Sometimes Just Being Is Enough

The feminist writer bell hooks has noted that “teaching is a performative act.” Years of working as a Women’s Studies professor has taught me the truth of that observation. Not only is one in front of a group of people as a professor—or as a yoga teacher—but one’s job is to engage them in an active learning process. For me, it brings out a performative nature that I did not know I had growing up as a shy, bookish, only child.

But “being on” also takes its toll, especially if one is as introverted as I am. I can relish, excel, and enjoy the performative nature of my work, but sometimes I hit a wall and I just don’t feel like “being on.” And yet, as they say, the “show must go on.”

Yoga has taught me how to just be in those moments. Each week when we enter our yoga class, we are in different moods with different states of energy and different distractions. The self-reflection we develop through our practice helps us learn how to access deeper layers, regardless of the circumstances. The result is often an intensely transformative educational moment.

Once, when I was first learning to be a yoga teacher, I had a vibrant and witty lesson planned. Then I walked into the yoga studio to teach my first mini-class to a group of other yoga teachers while being observed by a senior yoga teacher, and all my anxiety arose. What if I wasn’t any good? These were experienced teachers, I thought; they would all be so much more talented than I. Who did I think I was?! My heart started racing.

Normally, I would have just bluffed and put on the performance. But the self-awareness and mindfulness that yoga has taught me has opened a deeper possibility: turning inward and offering a teaching from where I am at that moment.

In this case, I scrapped my plan. Instead, I delved into the fears and anxieties I was feeling, and created a class plan from what I learned through that exploration. I used my fears as a way to open and connect with students, instead of a way to shut them out. My theme for that day was how to witness anxieties without clinging to them or pushing them away, a theme which I wove throughout our poses. We were then all—students and teacher alike—able to practice how to meet our responses with skillful acceptance, compassion, and humor.

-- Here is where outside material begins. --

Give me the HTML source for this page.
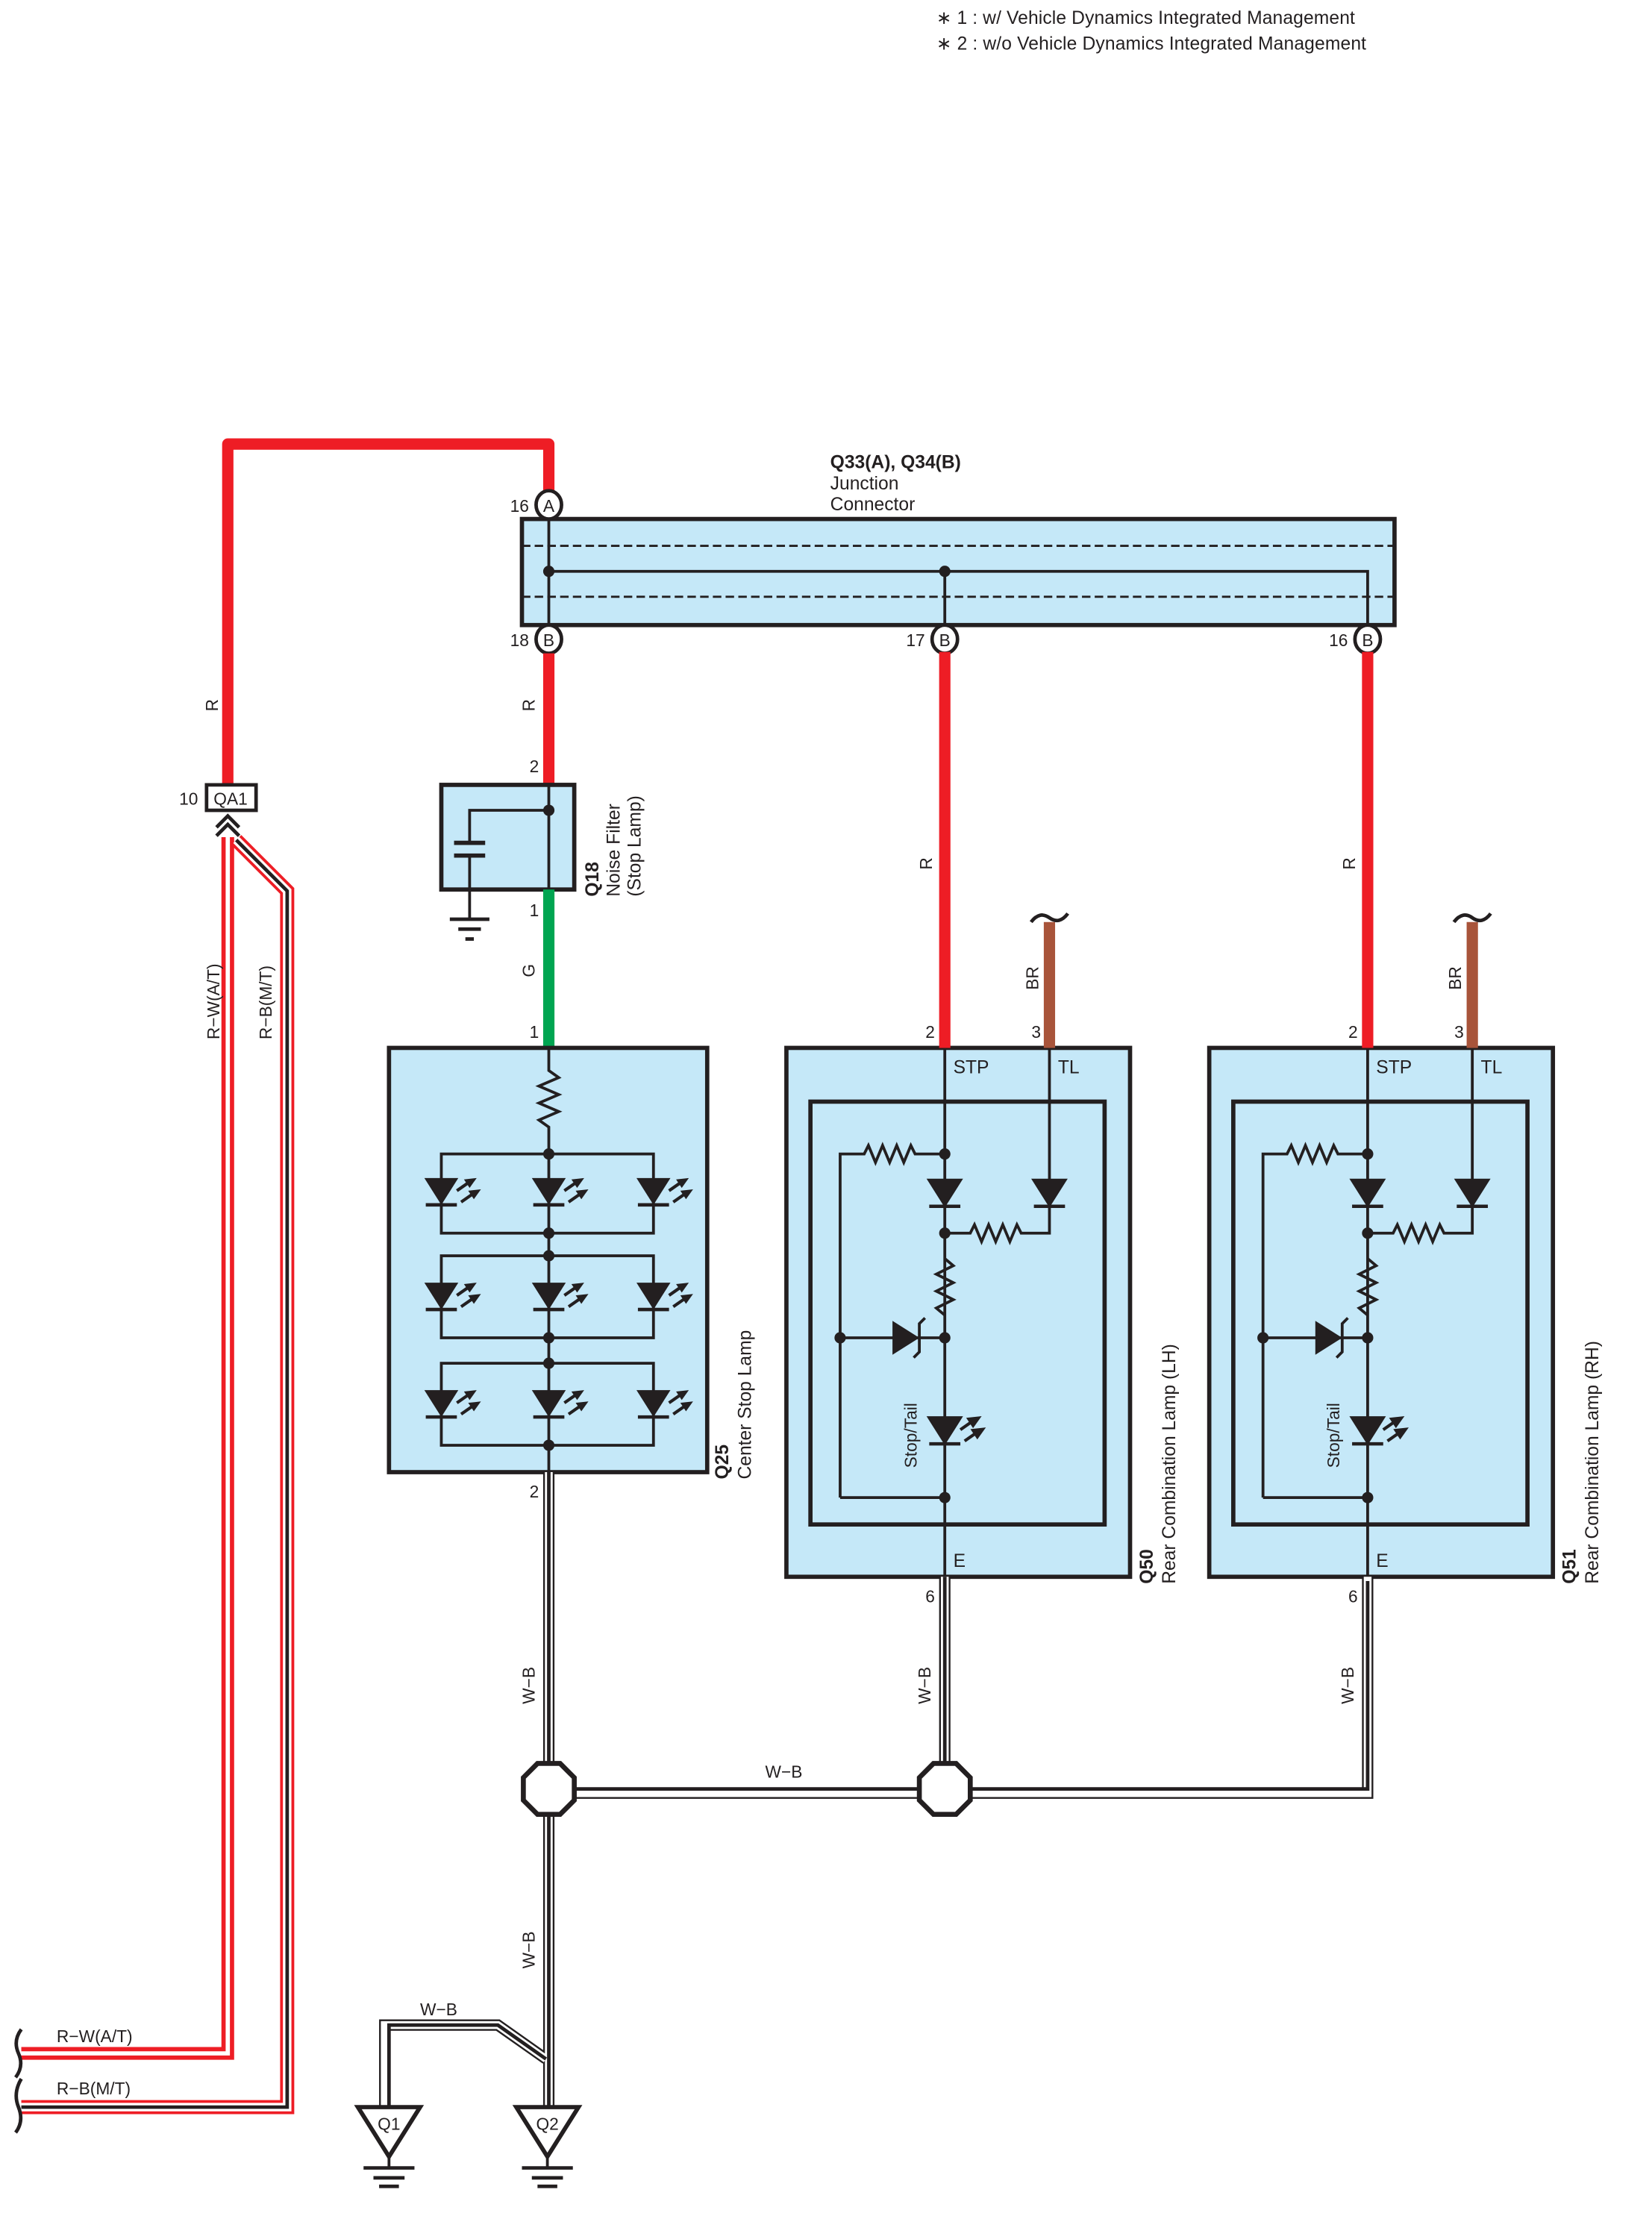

This ability to turn inward and teach the material from where I am has often produced a profoundly authentic and transformative experience, both in the yoga studio and in my academic classrooms. I have entered feminist classes with the same philosophy of allowing what is. Those classes have often become turning points in the semester for students to own the material for themselves in new ways.

What yoga has offered, then, is this simple but powerful understanding: Often, just being authentically present and self-aware is more than enough.